### WRITTEN TASK
The records below hold pictures; please leave those out and retype the rest exactly.

— Start DATA EXCERPTS —

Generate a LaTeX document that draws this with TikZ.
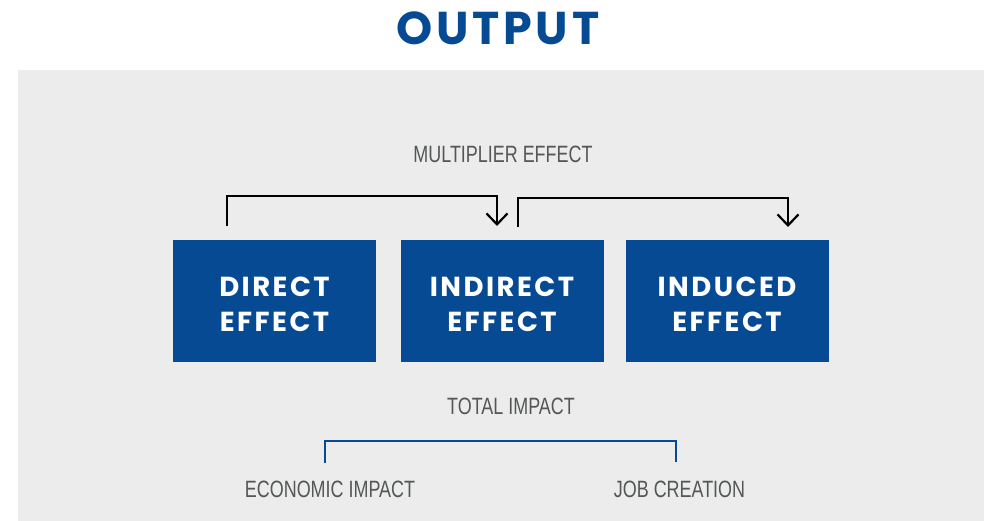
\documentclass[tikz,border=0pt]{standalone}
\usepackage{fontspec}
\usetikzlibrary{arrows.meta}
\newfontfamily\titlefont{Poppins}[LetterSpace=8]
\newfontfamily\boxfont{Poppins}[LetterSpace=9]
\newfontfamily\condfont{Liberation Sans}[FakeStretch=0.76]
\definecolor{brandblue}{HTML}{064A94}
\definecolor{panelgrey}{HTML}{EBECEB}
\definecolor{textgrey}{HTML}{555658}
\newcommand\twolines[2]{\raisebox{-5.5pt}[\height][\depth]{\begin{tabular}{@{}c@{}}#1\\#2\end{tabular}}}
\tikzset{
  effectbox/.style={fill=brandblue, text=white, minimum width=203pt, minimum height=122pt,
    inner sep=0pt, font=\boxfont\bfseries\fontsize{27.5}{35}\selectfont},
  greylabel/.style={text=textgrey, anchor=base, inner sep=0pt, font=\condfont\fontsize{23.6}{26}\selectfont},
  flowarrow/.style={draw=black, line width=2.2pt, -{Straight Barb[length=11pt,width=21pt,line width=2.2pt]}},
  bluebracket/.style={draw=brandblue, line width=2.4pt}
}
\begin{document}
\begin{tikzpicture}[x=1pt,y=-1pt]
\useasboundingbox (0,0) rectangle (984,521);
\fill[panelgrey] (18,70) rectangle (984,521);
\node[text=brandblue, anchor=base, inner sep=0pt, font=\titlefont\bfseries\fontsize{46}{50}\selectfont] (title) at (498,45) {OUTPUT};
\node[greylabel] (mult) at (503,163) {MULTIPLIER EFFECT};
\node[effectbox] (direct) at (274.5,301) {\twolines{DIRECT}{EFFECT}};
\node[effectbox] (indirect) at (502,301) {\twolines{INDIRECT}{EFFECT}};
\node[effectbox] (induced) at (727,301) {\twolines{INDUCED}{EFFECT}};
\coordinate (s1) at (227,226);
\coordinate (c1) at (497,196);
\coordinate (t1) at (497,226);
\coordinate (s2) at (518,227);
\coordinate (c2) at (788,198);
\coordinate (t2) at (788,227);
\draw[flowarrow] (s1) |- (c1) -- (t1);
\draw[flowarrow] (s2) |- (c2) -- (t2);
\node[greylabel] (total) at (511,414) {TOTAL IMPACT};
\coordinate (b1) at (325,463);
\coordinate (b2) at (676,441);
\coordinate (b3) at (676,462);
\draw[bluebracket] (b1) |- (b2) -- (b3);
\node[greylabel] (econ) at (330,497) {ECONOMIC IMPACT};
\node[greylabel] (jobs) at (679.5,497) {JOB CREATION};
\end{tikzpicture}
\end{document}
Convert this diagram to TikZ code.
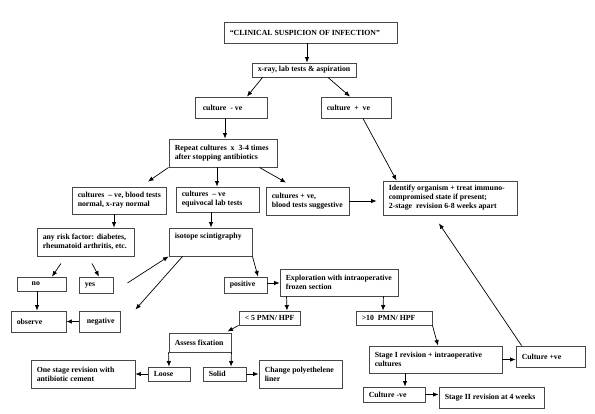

— End DATA EXCERPTS —

### RESULT FOR THIS TASK
Generate a LaTeX document that draws this with TikZ.
\documentclass[tikz,border=0pt]{standalone}
\usepackage{fontspec}
\usetikzlibrary{arrows.meta}
\newfontfamily\titlefont{Poppins}[LetterSpace=8]
\newfontfamily\boxfont{Poppins}[LetterSpace=9]
\newfontfamily\condfont{Liberation Sans}[FakeStretch=0.76]
\definecolor{brandblue}{HTML}{064A94}
\definecolor{panelgrey}{HTML}{EBECEB}
\definecolor{textgrey}{HTML}{555658}
\newcommand\twolines[2]{\raisebox{-5.5pt}[\height][\depth]{\begin{tabular}{@{}c@{}}#1\\#2\end{tabular}}}
\tikzset{
  effectbox/.style={fill=brandblue, text=white, minimum width=203pt, minimum height=122pt,
    inner sep=0pt, font=\boxfont\bfseries\fontsize{27.5}{35}\selectfont},
  greylabel/.style={text=textgrey, anchor=base, inner sep=0pt, font=\condfont\fontsize{23.6}{26}\selectfont},
  flowarrow/.style={draw=black, line width=2.2pt, -{Straight Barb[length=11pt,width=21pt,line width=2.2pt]}},
  bluebracket/.style={draw=brandblue, line width=2.4pt}
}
\begin{document}
\begin{tikzpicture}[x=1pt,y=-1pt]
\useasboundingbox (0,0) rectangle (984,521);
\fill[panelgrey] (18,70) rectangle (984,521);
\node[text=brandblue, anchor=base, inner sep=0pt, font=\titlefont\bfseries\fontsize{46}{50}\selectfont] (title) at (498,45) {OUTPUT};
\node[greylabel] (mult) at (503,163) {MULTIPLIER EFFECT};
\node[effectbox] (direct) at (274.5,301) {\twolines{DIRECT}{EFFECT}};
\node[effectbox] (indirect) at (502,301) {\twolines{INDIRECT}{EFFECT}};
\node[effectbox] (induced) at (727,301) {\twolines{INDUCED}{EFFECT}};
\coordinate (s1) at (227,226);
\coordinate (c1) at (497,196);
\coordinate (t1) at (497,226);
\coordinate (s2) at (518,227);
\coordinate (c2) at (788,198);
\coordinate (t2) at (788,227);
\draw[flowarrow] (s1) |- (c1) -- (t1);
\draw[flowarrow] (s2) |- (c2) -- (t2);
\node[greylabel] (total) at (511,414) {TOTAL IMPACT};
\coordinate (b1) at (325,463);
\coordinate (b2) at (676,441);
\coordinate (b3) at (676,462);
\draw[bluebracket] (b1) |- (b2) -- (b3);
\node[greylabel] (econ) at (330,497) {ECONOMIC IMPACT};
\node[greylabel] (jobs) at (679.5,497) {JOB CREATION};
\end{tikzpicture}
\end{document}
Convert this diagram to TikZ code.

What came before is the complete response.